Thursday, May 28, 2026

The Three-Cent Government Hour

A small number in a payments-data paper has been bothering me. Among firms most exposed to generative AI, every $1 fall in spending on online labour marketplaces by the third quarter of 2025 was matched by roughly three cents of added AI model spending. Three cents where a dollar used to sit. That is not a productivity nudge. It is a repricing of a whole category of work.

What the ratio actually says

The number comes from a Ramp analysis picked up in commentary on US federal AI policy. The exposed firms were not abandoning the work. They were buying the same first-pass output — drafts, summaries, light code, document review — at a fraction of the prior price. A slice of knowledge work has moved from a labour line item to a software line item, with the ratio between the two collapsing by more than an order of magnitude.

For private firms, this plays out through hiring and margins.
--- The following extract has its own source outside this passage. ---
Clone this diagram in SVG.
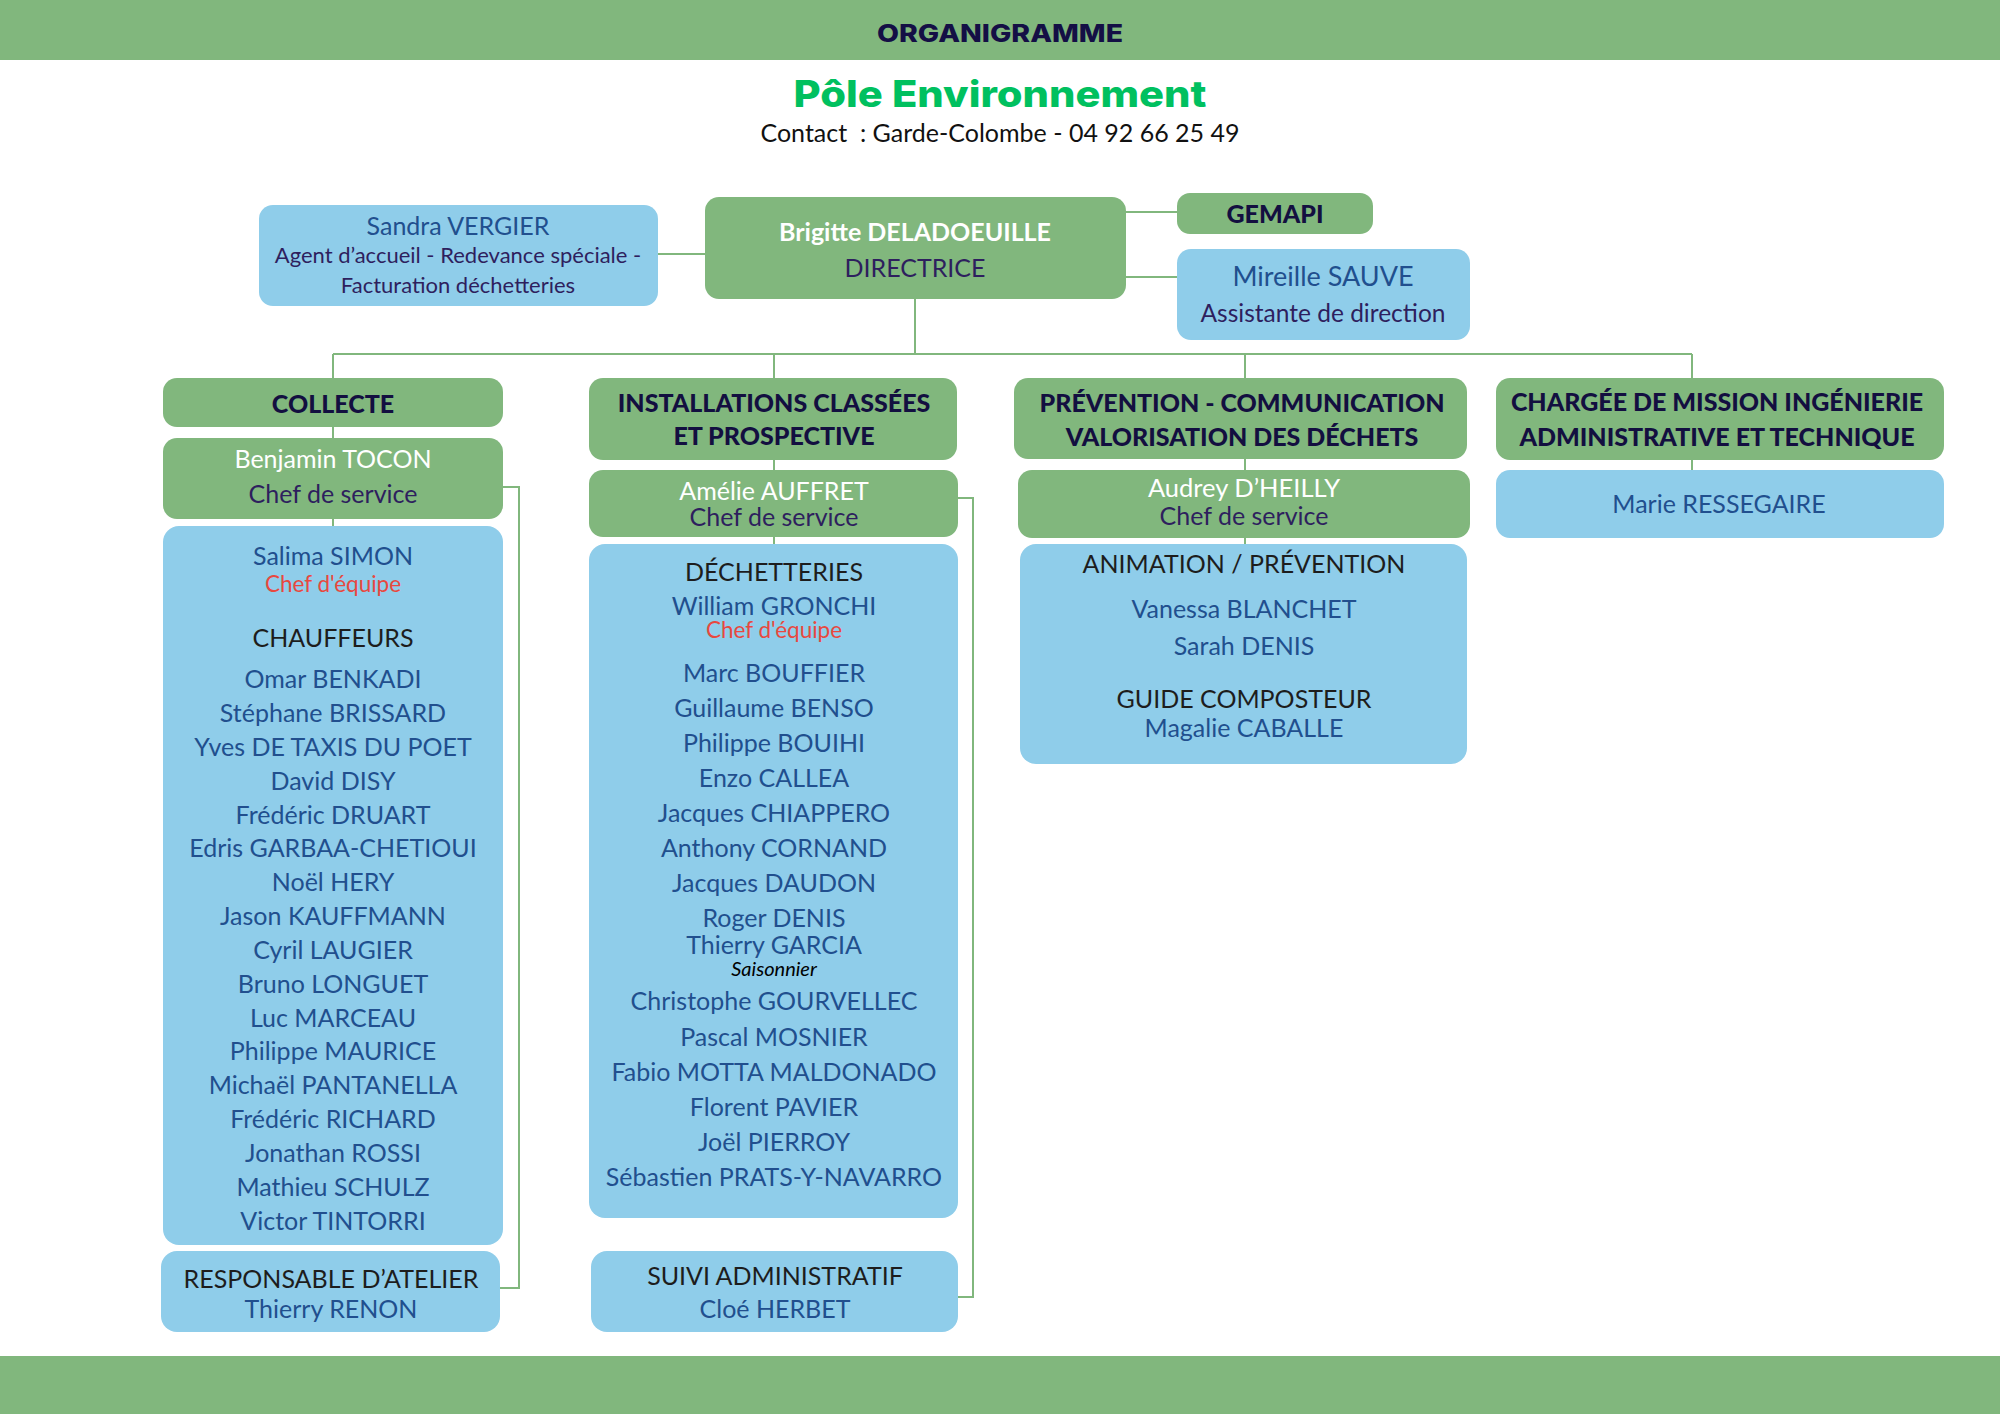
<svg xmlns="http://www.w3.org/2000/svg" width="2000" height="1414" viewBox="0 0 2000 1414">
<style>
text{font-family:Lato,"Open Sans","Liberation Sans",sans-serif;text-anchor:middle;font-size:25px;}
.g{fill:#81b77d;}
.b{fill:#8fcdea;}
.h{font-weight:900;fill:#130f40;}
.w{fill:#ffffff;}
.wb{fill:#ffffff;font-weight:700;}
.p{fill:#2e1f5e;}
.n{fill:#214f8e;}
.d{fill:#1d1d1d;}
.r{fill:#e8483f;font-size:22.5px;}
.ln{fill:none;stroke:#81b77d;stroke-width:2;}
</style>
<rect x="0" y="0" width="2000" height="60" class="g"/>
<rect x="0" y="1356" width="2000" height="58" class="g"/>
<text x="1000" y="42" textLength="246" lengthAdjust="spacingAndGlyphs" style="font-family:Inter,'Open Sans',sans-serif;font-weight:800;font-size:24px;fill:#140f45">ORGANIGRAMME</text>
<text x="1000" y="107" textLength="413" lengthAdjust="spacingAndGlyphs" style="font-family:Inter,'Open Sans',sans-serif;font-weight:800;font-size:37px;fill:#00c05f">Pôle Environnement</text>
<text x="1000" y="142" style="fill:#111">Contact&#160; : Garde-Colombe - 04 92 66 25 49</text>

<g id="connectors">
<path class="ln" d="M658 254H705"/>
<path class="ln" d="M1126 212H1177"/>
<path class="ln" d="M1126 277H1177"/>
<path class="ln" d="M915 299V354"/>
<path class="ln" d="M333 354H1692"/>
<path class="ln" d="M333 354V378M333 427V438M333 519V527"/>
<path class="ln" d="M774 354V378M774 460V470M774 537V545"/>
<path class="ln" d="M1245 354V378M1245 459V470M1245 538V544"/>
<path class="ln" d="M1692 354V378M1692 460V470"/>
<path class="ln" d="M503 487H519V1288H500"/>
<path class="ln" d="M958 498H973V1297H958"/>
</g>

<g id="sandra">
<rect x="259" y="205" width="399" height="101" rx="14" class="b"/>
<text x="458" y="235" class="n">Sandra VERGIER</text>
<text x="458" y="263" class="p" style="font-size:22px">Agent d’accueil - Redevance spéciale -</text>
<text x="458" y="293" class="p" style="font-size:22px">Facturation déchetteries</text>
</g>
<g id="brigitte">
<rect x="705" y="197" width="421" height="102" rx="14" class="g"/>
<text x="915" y="241" class="wb">Brigitte DELADOEUILLE</text>
<text x="915" y="277" class="p">DIRECTRICE</text>
</g>
<g id="gemapi">
<rect x="1177" y="193" width="196" height="41" rx="13" class="g"/>
<text x="1275" y="223" class="h">GEMAPI</text>
</g>
<g id="mireille">
<rect x="1177" y="249" width="293" height="91" rx="14" class="b"/>
<text x="1323" y="286" class="n" style="font-size:27px">Mireille SAUVE</text>
<text x="1323" y="322" class="p" style="font-size:24.5px">Assistante de direction</text>
</g>

<g id="collecte">
<rect x="163" y="378" width="340" height="49" rx="14" class="g"/>
<text x="333" y="413" class="h">COLLECTE</text>
</g>
<g id="benjamin">
<rect x="163" y="438" width="340" height="81" rx="14" class="g"/>
<text x="333" y="468" class="w">Benjamin TOCON</text>
<text x="333" y="503" class="p">Chef de service</text>
</g>
<g id="collecte-equipe">
<rect x="163" y="526" width="340" height="719" rx="16" class="b"/>
<text x="333" y="565" class="n">Salima SIMON</text>
<text x="333" y="592" class="r">Chef d'équipe</text>
<text x="333" y="647" class="d">CHAUFFEURS</text>
<text x="333" y="688" class="n">Omar BENKADI</text>
<text x="333" y="722" class="n">Stéphane BRISSARD</text>
<text x="333" y="756" class="n">Yves DE TAXIS DU POET</text>
<text x="333" y="790" class="n">David DISY</text>
<text x="333" y="824" class="n">Frédéric DRUART</text>
<text x="333" y="857" class="n">Edris GARBAA-CHETIOUI</text>
<text x="333" y="891" class="n">Noël HERY</text>
<text x="333" y="925" class="n">Jason KAUFFMANN</text>
<text x="333" y="959" class="n">Cyril LAUGIER</text>
<text x="333" y="993" class="n">Bruno LONGUET</text>
<text x="333" y="1027" class="n">Luc MARCEAU</text>
<text x="333" y="1060" class="n">Philippe MAURICE</text>
<text x="333" y="1094" class="n">Michaël PANTANELLA</text>
<text x="333" y="1128" class="n">Frédéric RICHARD</text>
<text x="333" y="1162" class="n">Jonathan ROSSI</text>
<text x="333" y="1196" class="n">Mathieu SCHULZ</text>
<text x="333" y="1230" class="n">Victor TINTORRI</text>
</g>
<g id="atelier">
<rect x="161" y="1251" width="339" height="81" rx="16" class="b"/>
<text x="331" y="1288" class="d">RESPONSABLE D’ATELIER</text>
<text x="331" y="1318" class="n">Thierry RENON</text>
</g>

<g id="installations">
<rect x="589" y="378" width="368" height="82" rx="14" class="g"/>
<text x="774" y="412" class="h">INSTALLATIONS CLASSÉES</text>
<text x="774" y="445" class="h">ET PROSPECTIVE</text>
</g>
<g id="amelie">
<rect x="589" y="470" width="369" height="67" rx="14" class="g"/>
<text x="774" y="500" class="w">Amélie AUFFRET</text>
<text x="774" y="526" class="p">Chef de service</text>
</g>
<g id="decheteries">
<rect x="589" y="544" width="369" height="674" rx="16" class="b"/>
<text x="774" y="581" class="d">DÉCHETTERIES</text>
<text x="774" y="615" class="n">William GRONCHI</text>
<text x="774" y="638" class="r">Chef d'équipe</text>
<text x="774" y="682" class="n">Marc BOUFFIER</text>
<text x="774" y="717" class="n">Guillaume BENSO</text>
<text x="774" y="752" class="n">Philippe BOUIHI</text>
<text x="774" y="787" class="n">Enzo CALLEA</text>
<text x="774" y="822" class="n">Jacques CHIAPPERO</text>
<text x="774" y="857" class="n">Anthony CORNAND</text>
<text x="774" y="892" class="n">Jacques DAUDON</text>
<text x="774" y="927" class="n">Roger DENIS</text>
<text x="774" y="954" class="n">Thierry GARCIA</text>
<text x="774" y="976" style="font-size:20px;font-style:italic;fill:#000">Saisonnier</text>
<text x="774" y="1010" class="n">Christophe GOURVELLEC</text>
<text x="774" y="1046" class="n">Pascal MOSNIER</text>
<text x="774" y="1081" class="n">Fabio MOTTA MALDONADO</text>
<text x="774" y="1116" class="n">Florent PAVIER</text>
<text x="774" y="1151" class="n">Joël PIERROY</text>
<text x="774" y="1186" class="n">Sébastien PRATS-Y-NAVARRO</text>
</g>
<g id="suivi">
<rect x="591" y="1251" width="367" height="81" rx="16" class="b"/>
<text x="775" y="1285" class="d">SUIVI ADMINISTRATIF</text>
<text x="775" y="1318" class="n">Cloé HERBET</text>
</g>

<g id="prevention">
<rect x="1014" y="378" width="453" height="81" rx="14" class="g"/>
<text x="1242" y="412" class="h">PRÉVENTION - COMMUNICATION</text>
<text x="1242" y="446" class="h">VALORISATION DES DÉCHETS</text>
</g>
<g id="audrey">
<rect x="1018" y="470" width="452" height="68" rx="14" class="g"/>
<text x="1244" y="497" class="w" style="font-size:25.5px">Audrey D’HEILLY</text>
<text x="1244" y="525" class="p">Chef de service</text>
</g>
<g id="animation">
<rect x="1020" y="544" width="447" height="220" rx="16" class="b"/>
<text x="1244" y="573" class="d">ANIMATION / PRÉVENTION</text>
<text x="1244" y="618" class="n">Vanessa BLANCHET</text>
<text x="1244" y="655" class="n">Sarah DENIS</text>
<text x="1244" y="708" class="d">GUIDE COMPOSTEUR</text>
<text x="1244" y="737" class="n">Magalie CABALLE</text>
</g>

<g id="chargee">
<rect x="1496" y="378" width="448" height="82" rx="14" class="g"/>
<text x="1717" y="411" class="h">CHARGÉE DE MISSION INGÉNIERIE</text>
<text x="1717" y="446" class="h">ADMINISTRATIVE ET TECHNIQUE</text>
</g>
<g id="marie">
<rect x="1496" y="470" width="448" height="68" rx="14" class="b"/>
<text x="1719" y="513" class="n">Marie RESSEGAIRE</text>
</g>
</svg>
For governments, it plays out through almost everything: workforce composition, training pipelines, procurement rules, and the implicit deal that lets young officers grow into senior ones.

Why tax administrations sit in the bullseye

Walk through any direct-tax office and ask what the work actually is. Reading. Drafting. Summarising. Comparing one provision against another. Translating dense statute into plainer language. Spotting the inconsistencies between a return, a third-party report and a bank statement. Almost the entire stack is language-heavy. That is exactly where the three-cent ratio bites hardest.

I have watched this from the inside. Mapping an old direct-tax statute against a new one — tracking which old section migrates where, what is dropped, what is reorganised — is genuinely difficult professional work. A few years ago that effort would consume dozens of officers for months. A current-generation model, given the right corpus and a careful prompt, will now produce a competent first draft of much of it in an afternoon. Not the final word. But a credible first pass.

The same is true of taxpayer-facing communication. Building an assistant that can field lakhs of routine questions on a new law — what the slabs are, how to elect a regime, what to fill where — was, until recently, a serious capital and talent project. Today the floor for that capability has fallen sharply. The hard part is no longer building the bot. The hard part is governance: what it is allowed to say, how its mistakes are caught, how a taxpayer appeals an answer that turned out to be wrong.

The junior officer problem

A Stanford working paper this year found a 16 per cent relative employment decline for workers aged 22 to 25 in the occupations most exposed to generative AI. Read that and a managerial instinct should fire. In any large department, the junior cadre is not just there to do work. It is there to learn. The years spent reading scrutiny files, drafting orders, sitting through hearings — those years are how a tax officer becomes a tax officer.

If the model does the first draft, what does the junior do? The wrong answer is: nothing, until they are senior enough to “supervise” the model. A supervisor who has never written the draft cannot meaningfully review one. Within a decade we would be running an administration whose middle ranks know how to prompt AI for a note but cannot tell when the note is quietly wrong on a point of law.

What the junior role should become

I think the redesign is closer to this. The junior officer is no longer the drafter. They are the evaluator, the contester, the case-builder. From day one they are taught to interrogate a machine-generated draft: where is the citation, is the authority current, does the inference survive cross-examination by a contrary view. They are taught to construct the hard cases the model gets wrong, and to document them. They become the institution’s quality control function rather than its typing pool. That is more demanding work, not less. It suits the calibre of people the service actually recruits.

A proposal worth piloting

If a tax administration wants a concrete way in, here is one. Pick a single, well-bounded workflow — say, drafting routine rectification orders, or first-level responses to grievance petitions. Build a model-assisted pipeline with three deliberate seams: a machine first draft, a structured human evaluation against a checklist, and a logged audit trail of every override. Track three numbers — time saved per case, override rate, and downstream litigation outcomes for the cases that went out. Run it for a year. Publish the numbers.

This is unfashionable advice in a moment that prefers headline pilots and grand strategies. The three-cent ratio is not going to wait for a strategy document. It is already changing what a dollar of knowledge work buys in the market. A serious department asks what that means for its own internal economics, builds the governance to capture the gain safely, and quietly redesigns its junior roles before the redesign happens to it.

The departments that get this right will not be the ones that bought the most expensive tools. They will be the ones whose officers learned, early, to argue with a machine and win.